Because, seriously, “your ad is now viewable” doesn’t sound any different than a hamburger meat company saying, “Now with real beef!” If you heard that, then you’d be thinking, well, what the heck was I eating before? And when this purveyor of burger meat is telling me that it’s “real,” then how much is actually real? What if it’s only 1% real beef? That’s the kind of analogy we’re dealing with when it comes to viewability.
So here’s what I propose: Don’t make a big deal about your ads being viewable. Make a big deal about your ads being viewed. Just like you’d make a big deal about that hamburger you ate being high-quality, well-prepared, and of course, delicious.

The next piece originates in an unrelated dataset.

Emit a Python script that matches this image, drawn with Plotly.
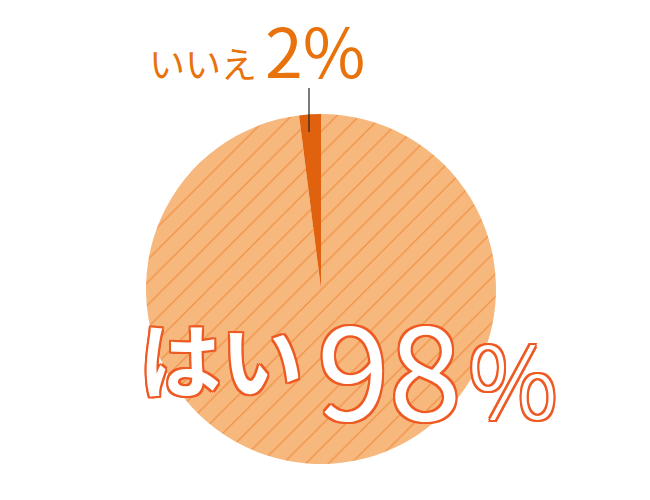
import plotly.graph_objects as go

labels = ["はい", "いいえ"]
values = [98, 2]
small_label = "いいえ"
small_pct = "2%"
big_label = "はい"
big_num = "98"

ORANGE = "#E8720C"
OUTLINE = "#EE5A24"


def outline(color, w=2):
    offs = [(-w, -w), (w, -w), (-w, w), (w, w), (0, w), (0, -w), (w, 0), (-w, 0)]
    return ", ".join(f"{dx}px {dy}px 0 {color}" for dx, dy in offs)


fig = go.Figure()
fig.add_trace(go.Pie(
    labels=labels, values=values, sort=False, direction="clockwise",
    rotation=0, textinfo="none", hoverinfo="label+percent",
    domain=dict(x=[146 / 650, 496 / 650], y=[1 - 464 / 500, 1 - 114 / 500]),
    marker=dict(
        colors=["#F7B87E", "#E0620E"],
        line=dict(width=0),
        pattern=dict(shape=["/", ""], fgcolor="#EA6C0E", bgcolor=["#F7B87E", "#E0620E"],
                     size=16, solidity=0.08, fillmode="overlay"),
    ),
    showlegend=False,
))

# small label with leader line
fig.add_annotation(x=257 / 650, y=1 - 100 / 500, xref="paper", yref="paper",
                   xanchor="center", yanchor="bottom", showarrow=False,
                   text=f"{small_label} <span style='font-size:68px'>{small_pct}</span>",
                   font=dict(family="Noto Sans CJK JP", size=36, color=ORANGE, weight=400))
fig.add_shape(type="line", xref="paper", yref="paper",
              x0=309 / 650, x1=309 / 650, y0=1 - 88 / 500, y1=1 - 132 / 500,
              line=dict(color="#222222", width=1.2))

big_font = dict(family="Noto Sans CJK JP", color="white", shadow=outline(OUTLINE))
fig.add_annotation(x=221 / 650, y=1 - 356 / 500, xref="paper", yref="paper",
                   xanchor="center", yanchor="middle", showarrow=False,
                   text=big_label, font=dict(**big_font, size=82, weight=700))
fig.add_annotation(x=389 / 650, y=1 - 363 / 500, xref="paper", yref="paper",
                   xanchor="center", yanchor="middle", showarrow=False,
                   text=big_num, font=dict(**big_font, size=130, weight=400))
fig.add_annotation(x=513 / 650, y=1 - 375 / 500, xref="paper", yref="paper",
                   xanchor="center", yanchor="middle", showarrow=False,
                   text="%", font=dict(**big_font, size=100, weight=300))

fig.update_layout(width=650, height=500, margin=dict(l=0, r=0, t=0, b=0),
                  paper_bgcolor="white", plot_bgcolor="white")
fig.write_html("out.html", config={"displayModeBar": False},
               post_script="document.body.style.margin='0';")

It’s great that the industry is talking about viewability, because it certainly was -- and continues to be -- a huge problem that we had such a poor definition of “impressions” and were packaging so many useless metrics until they looked like something good.

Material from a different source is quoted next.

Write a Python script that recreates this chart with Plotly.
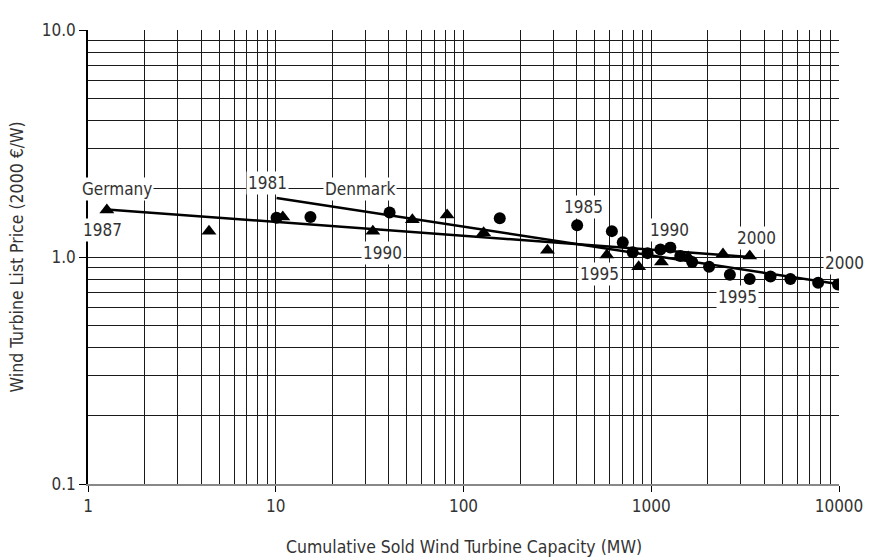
import math
import plotly.graph_objects as go

# Germany (triangles), 1987-2000
germany_years = list(range(1987, 2001))
germany_capacity = [1.26, 4.41, 10.9, 32.9, 53.4, 81.8, 128, 280, 580, 857, 1133, 1574, 2410, 3344]
germany_price = [1.61, 1.30, 1.50, 1.30, 1.46, 1.53, 1.28, 1.07, 1.02, 0.905, 0.95, 1.00, 1.03, 1.01]

# Denmark (circles), 1981-2000
denmark_years = list(range(1981, 2001))
denmark_capacity = [10.1, 15.3, 40.4, 156, 403, 617, 705, 796, 955, 1119,
                    1264, 1428, 1652, 2032, 2623, 3344, 4318, 5509, 7744, 9880]
denmark_price = [1.49, 1.50, 1.57, 1.48, 1.38, 1.30, 1.16, 1.05, 1.04, 1.08,
                 1.10, 1.01, 0.95, 0.905, 0.836, 0.80, 0.82, 0.80, 0.77, 0.757]

# Experience-curve trend lines (end points)
germany_trend_x = [1.26, 3344]
germany_trend_y = [1.62, 1.00]
denmark_trend_x = [10.1, 9880]
denmark_trend_y = [1.82, 0.76]

x_tickvals = [1, 10, 100, 1000, 10000]
x_ticktext = ["1", "10", "100", "1000", "10000"]
y_tickvals = [0.1, 1, 10]
y_ticktext = ["0.1", "1.0", "10.0"]

x_minor = [m * 10 ** d for d in range(0, 4) for m in range(2, 10)]
y_minor = [m * 10 ** d for d in (-1, 0) for m in range(2, 10)]

# Labels: text, capacity, price
label_text = ["Germany", "1987", "1981", "Denmark", "1990", "1985", "1995", "1990", "2000", "1995", "2000"]
label_x = [1.42, 1.19, 9.04, 28.0, 37.1, 433, 533, 1248, 3641, 2891, 9800]
label_y = [1.99, 1.32, 2.11, 1.99, 1.04, 1.66, 0.844, 1.31, 1.21, 0.665, 0.942]
label_xshift = [0, 0, 0, 0, 0, 0, 0, 0, 0, 0, 7]

FONT = "DejaVu Sans Condensed, DejaVu Sans, sans-serif"
TXT = "#333333"

fig = go.Figure()

fig.add_trace(go.Scatter(x=germany_trend_x, y=germany_trend_y, mode="lines",
                         line=dict(color="black", width=2.5), hoverinfo="skip", showlegend=False))
fig.add_trace(go.Scatter(x=denmark_trend_x, y=denmark_trend_y, mode="lines",
                         line=dict(color="black", width=2.5), hoverinfo="skip", showlegend=False))
fig.add_trace(go.Scatter(x=germany_capacity, y=germany_price, mode="markers", name="Germany",
                         text=germany_years,
                         marker=dict(symbol="triangle-up", size=13, color="black"), showlegend=False))
fig.add_trace(go.Scatter(x=denmark_capacity, y=denmark_price, mode="markers", name="Denmark",
                         text=denmark_years,
                         marker=dict(symbol="circle", size=12, color="black"), showlegend=False))

for t, x, y, xs in zip(label_text, label_x, label_y, label_xshift):
    fig.add_annotation(x=math.log10(x), y=math.log10(y), xref="x", yref="y", text=t, showarrow=False,
                       xshift=xs, bgcolor="white", borderpad=1,
                       font=dict(family=FONT, size=17, color=TXT))

fig.add_annotation(x=0.5, y=-0.1385, xref="paper", yref="paper",
                   text="Cumulative Sold Wind Turbine Capacity (MW)", showarrow=False,
                   font=dict(family=FONT, size=17.5, color=TXT), yanchor="middle")
fig.add_annotation(x=-0.094, y=0.5, xref="paper", yref="paper", textangle=-90,
                   text="Wind Turbine List Price (2000 €/W)", showarrow=False,
                   font=dict(family=FONT, size=17.5, color=TXT), xanchor="center", yanchor="middle")

fig.update_xaxes(type="log", range=[0, 4], tickmode="array", tickvals=x_tickvals, ticktext=x_ticktext,
                 showgrid=True, gridcolor="#1a1a1a", gridwidth=1,
                 showline=True, linecolor="#888888", linewidth=2,
                 ticks="outside", ticklen=6, tickcolor="black",
                 tickfont=dict(family=FONT, size=17, color=TXT),
                 minor=dict(tickvals=x_minor, showgrid=True, gridcolor="#1a1a1a", gridwidth=1, ticks=""),
                 zeroline=False)
fig.update_yaxes(type="log", range=[-1, 1], tickmode="array", tickvals=y_tickvals, ticktext=y_ticktext,
                 showgrid=True, gridcolor="#1a1a1a", gridwidth=1,
                 showline=True, linecolor="black", linewidth=1.5,
                 ticks="outside", ticklen=7, tickcolor="black",
                 tickfont=dict(family=FONT, size=17, color=TXT),
                 minor=dict(tickvals=y_minor, showgrid=True, gridcolor="#1a1a1a", gridwidth=1, ticks=""),
                 zeroline=False)

fig.update_layout(width=867, height=551, margin=dict(l=80, r=30, t=14, b=75),
                  plot_bgcolor="white", paper_bgcolor="white", showlegend=False)

fig.write_html("out.html")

Except that defining things as “viewable” creates a binary that is equally deceiving. And this is the next fallacy that we risk as an industry. Saying that an ad is “viewable” shouldn’t be the be-all, end-all in terms of our decision-making. In reality, “viewable” is the proxy, and it should open up a whole host of questions just like being told that the hamburger you’re about to eat is made with “real beef.” How much real beef? How do you define “real?” And, well, does it taste good?
We’ve defined a proxy, but not a standard. And talking about our ads being actually viewed is that next dialogue we need to have now that we’ve made the important step of acknowledging that we needed to talk about viewability. Because viewable can lead to viewed, but it doesn’t necessarily do so. (Especially, since, as many of us know, fraudulent views generated by bots are still classified as “viewable.”)
If we’re focusing on viewed rather than viewable, there are a couple of things that we’ll be forced to start addressing that we aren’t sufficiently addressing yet -- like the epidemic of ad blockers and the fact that so many online ads just suck, frankly. Getting into this frame of thinking will only do good things for us.
Let’s talk about food again. Many of us have gotten really inquisitive about the content of our food in recent years -- was that grass-fed? Is it organic? What’s exactly in this? That’s one of the reasons why, in recent years, we’ve started to see food-related companies both large and small, doubling down on a commitment to tell us exactly what we’re eating, what’s in it, and where it came from. What we eat is a kind of storytelling -- just like advertising. Consumers are demanding accountability in food, and I’d love to see that kind of scrutiny expand into the business world. It’s about time we saw accountability in ads as well.